Lincoln Center Festival 2005 shows off its impressive international wares with “I La Galigo,” an eye-popping spectacle by visionary helmer Robert Wilson. Distilled from a 14th-century creation myth that originated with the Bugis people of Indonesia, this exotic tale follows the epic adventures of a reckless hero whose incestuous love for his twin sister threatens the cosmological order of the universe. Set to the exotic music of Rahayu Supanggah, sung and chanted by a small chorus of native voices and performed in the ritualized movements of dance, acrobatics and martial arts, florid material is just the ticket for Wilson’s magisterial visual touch.
Better leave it to New Age theologians to debate the religious significance of the text, which hews to the classic maturation myth of the youthful hero who brings his civilization to the brink of destruction before learning to subdue his personal passions for the greater good of his people. Theater pros are better advised to take notes on the technical wizardry that has gone into this lavish production.
Although no one takes 45 minutes to cross from stage left to right, as was the case with his 11-hour production of “Einstein on the Beach,” Wilson still executes the most elegant stage crosses in any theatrical hemisphere. In the opening scene and under the watchful eyes of the gods, a procession of villagers carrying the tools of their trades and the instruments of their art makes the cross in a slow, stately fashion that sets the pace for the story to come.
And while he seems to have retired that drop of green that lent an eerie aqueous quality to his signature background hue of cerulean blue, this master colorist still lights a stage with unearthly brilliance. Here, it is predominantly golden saffron and a flaming shade of red — colors that both ignite the senses and arouse the mind — that saturate the stage on which this morality tale is played out.
With a small group of musicians huddled on the floor and offstage voices chanting verses from the epic poem, the platform is set for I La Galigo (M. Gentille Andi Lolo), the young prince of the Middle World, to demand a recounting of the exploits of his father that brought ruin — and redemption — to his earthly kingdom. It takes some 50 Indonesian performers and musicians to narrate the saga, which includes the participation of gods from the Upper and Under Worlds as well as the mortals of the Middle World, where most of the action, such as it is, takes place.
Scenes unfold in a dreamlike fashion as the warrior King Sawerigading (Kadek Tegeh Okta WM) enacts the passion for his twin sister, We Tenriabeng (Ascafeony Daengtanang Maladjong), that threatens the stability of the middle kingdom inhabited by humans. “These children are destined to fall in love,” an oracle warns. “Incest will destroy the kingdom. They can have everything in the world but each other.”

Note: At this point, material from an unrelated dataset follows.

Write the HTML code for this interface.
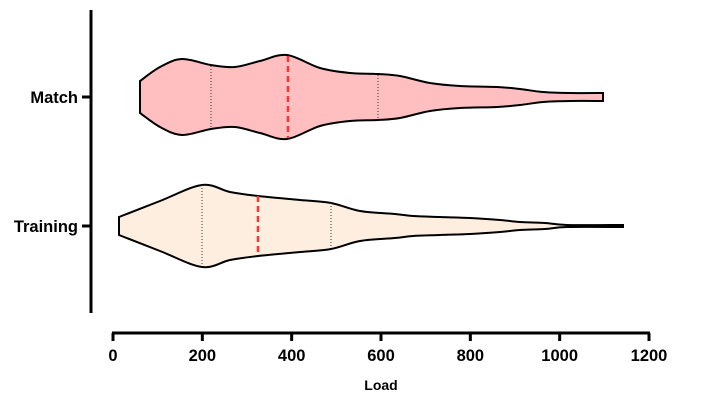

Although Wilson has always been one for the grand visual gesture, he stages the love scene in which the Golden Twins acknowledge their mutual passion with astonishing intimacy. Enclosed in a box of white light, We Tenriabeng’s bedroom seems to float somewhere in space, well beyond the reach of the all-seeing gods.
That illusion is soon shattered, however, as affronted gods descend from the Upper World and pop up from the nether regions to set the hero straight on what is and is not permissible behavior for a prince of his stature (incest being a top-of-the-chart no-no).
In one of the more human scenes of this unworldly narrative, a chastened Sawerigading goes off to woo his cousin, Princess We Cudaiq (Sri Qadariatin), who initially turns him down with a delicious show of disdain. Costumer Joachim Herzog has suited the princess in gorgeous armor for her big scene — a tightly ruched yellow gown, a rigid beehive hairdo and armloads of golden bangles that make a mighty clatter when she waves away her suitor.
Sawerigading has a lot more to learn before he comes to maturity, and truth to tell, he could have learned it in two hours or less. (Which is about when audience members started peeling off for the exits.) But while the totality of the production is a bit of a drain, the individual scenic effects — from the upside-down ladder descent of a god from the Upper Kingdom to the startling flame-up of a blood-red scrim — are never less than astonishing.